ISRAEL: Is the U.S. attitude to Egypt a message?
The U.S. position on Egypt has taken Israel by surprise and left people wondering what the Americans are doing and what this means for other allies in the region, including Israel.
When the administration first urged Egyptian President Hosni Mubarak to address demonstrators' legitimate demands, commentators in Israel were puzzled, almost appalled. OK, Mubarak's s not perfect, but why would America think his replacement would be any more democratic or pro-Western? Once again, the Americans are looking at the region through Western eyes and clearly, they don't know what they're doing, was the tone of many Israeli analysts. Politicians are not talking much about the crisis.
As the protests continued, some began thinking maybe Obama does know what he's doing — but they're not sure they like it.
"A knife in the back," was how Dan Margalit of the Yisrael Hayom free-sheet described the American treatment of Mubarak. "Obama threw Mubarak to the dogs," wrote Eitan Haber in Yediot Aharonot. Others were more subtle but most share the opinion that the Obama administration is sending its partners in the Middle East a message through Egypt.
Ephraim Halevy, former chief of Mossad and a highly respected former diplomat, said he's having a hard time understanding some of the American moves, reminding that Egypt was a key strategic partner to them too. But, Halevy notes, former U.S. Secretary of State Henry Kissinger once said that all strategic alliances are conditional, as in both "temporary" and with actual "conditions." American conditions, at least in principle, are democracy and rights.

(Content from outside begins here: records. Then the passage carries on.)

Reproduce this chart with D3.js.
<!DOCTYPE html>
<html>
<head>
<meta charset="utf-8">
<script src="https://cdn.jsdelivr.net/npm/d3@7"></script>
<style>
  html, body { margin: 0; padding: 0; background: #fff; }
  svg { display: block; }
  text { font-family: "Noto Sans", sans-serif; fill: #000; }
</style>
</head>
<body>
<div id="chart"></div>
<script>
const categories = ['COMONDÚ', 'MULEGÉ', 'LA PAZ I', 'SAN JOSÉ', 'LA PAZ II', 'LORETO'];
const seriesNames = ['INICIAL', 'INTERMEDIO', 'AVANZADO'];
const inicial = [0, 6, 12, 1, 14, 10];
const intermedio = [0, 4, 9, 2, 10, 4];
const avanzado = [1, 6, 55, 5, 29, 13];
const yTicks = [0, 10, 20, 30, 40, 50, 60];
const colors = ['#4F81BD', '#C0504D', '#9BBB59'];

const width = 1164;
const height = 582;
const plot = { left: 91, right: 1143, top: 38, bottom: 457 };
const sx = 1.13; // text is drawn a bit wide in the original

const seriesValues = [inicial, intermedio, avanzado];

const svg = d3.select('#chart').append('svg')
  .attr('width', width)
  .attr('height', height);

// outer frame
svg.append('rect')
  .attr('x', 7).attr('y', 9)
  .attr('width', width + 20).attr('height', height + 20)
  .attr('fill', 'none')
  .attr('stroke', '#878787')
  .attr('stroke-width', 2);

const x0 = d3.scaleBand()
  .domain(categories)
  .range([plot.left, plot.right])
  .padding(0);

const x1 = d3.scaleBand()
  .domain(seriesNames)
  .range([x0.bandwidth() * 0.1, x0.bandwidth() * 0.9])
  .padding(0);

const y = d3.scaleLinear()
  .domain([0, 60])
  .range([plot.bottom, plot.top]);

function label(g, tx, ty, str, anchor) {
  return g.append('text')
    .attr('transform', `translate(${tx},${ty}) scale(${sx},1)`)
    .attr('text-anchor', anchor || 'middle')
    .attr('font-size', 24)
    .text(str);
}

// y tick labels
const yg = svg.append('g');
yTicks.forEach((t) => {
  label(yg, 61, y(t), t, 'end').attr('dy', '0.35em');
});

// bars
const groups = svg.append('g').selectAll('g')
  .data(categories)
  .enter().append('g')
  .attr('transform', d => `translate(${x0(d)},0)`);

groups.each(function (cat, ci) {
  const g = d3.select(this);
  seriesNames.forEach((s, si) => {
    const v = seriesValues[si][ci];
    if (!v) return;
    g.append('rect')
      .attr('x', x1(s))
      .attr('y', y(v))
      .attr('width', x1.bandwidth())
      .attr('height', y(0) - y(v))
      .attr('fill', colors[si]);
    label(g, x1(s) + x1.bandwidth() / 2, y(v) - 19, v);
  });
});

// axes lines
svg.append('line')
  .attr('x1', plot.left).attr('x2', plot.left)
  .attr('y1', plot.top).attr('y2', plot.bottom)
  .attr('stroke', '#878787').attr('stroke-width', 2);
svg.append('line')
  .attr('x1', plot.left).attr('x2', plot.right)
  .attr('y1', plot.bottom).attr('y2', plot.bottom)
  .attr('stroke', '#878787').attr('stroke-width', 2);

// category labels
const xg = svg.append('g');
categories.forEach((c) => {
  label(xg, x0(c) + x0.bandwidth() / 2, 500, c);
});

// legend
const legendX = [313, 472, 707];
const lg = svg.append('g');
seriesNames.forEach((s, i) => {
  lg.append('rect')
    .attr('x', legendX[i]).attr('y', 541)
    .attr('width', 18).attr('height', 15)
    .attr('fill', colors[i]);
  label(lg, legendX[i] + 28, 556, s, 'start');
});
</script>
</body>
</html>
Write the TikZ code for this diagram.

But only Mubarak is getting read the riot act, which suggests to Halevy that this isn't a principled move but a practical one, with a specific purpose. The question is, what does Obama think he will get in return. "Obama is not naive; this is a gamble," Halevy said.
Uzi Rabi, head of Middle East and Africa studies at Tel-Aviv University, notes that this sends a "very negative message." Shaking off Mubarak in rather a cruel way should raise questions in other Arab countries who dwell "under the American umbrella," Rabi said, adding that this might cause leaders to calculate their moves differently as part of the geopolitical change the region is undergoing.
Does this include Israel?
There are many lessons to be had from the events in Egypt events — and Israel needs to learn some of them yesterday, according to Eitan Haber, former adviser to Israeli Prime Minister Yitzhak Rabin. Unlike his predecessors, the current U.S. president has no sentiments for Israel, he writes. Watching him sell Mubarak down the river "in return for popularity with the masses", Israel's lesson should be "that the man in the White House could sell us from one day to the next." The thought that the U.S. might not be there for Israel on D-day is "chilling," he wrote.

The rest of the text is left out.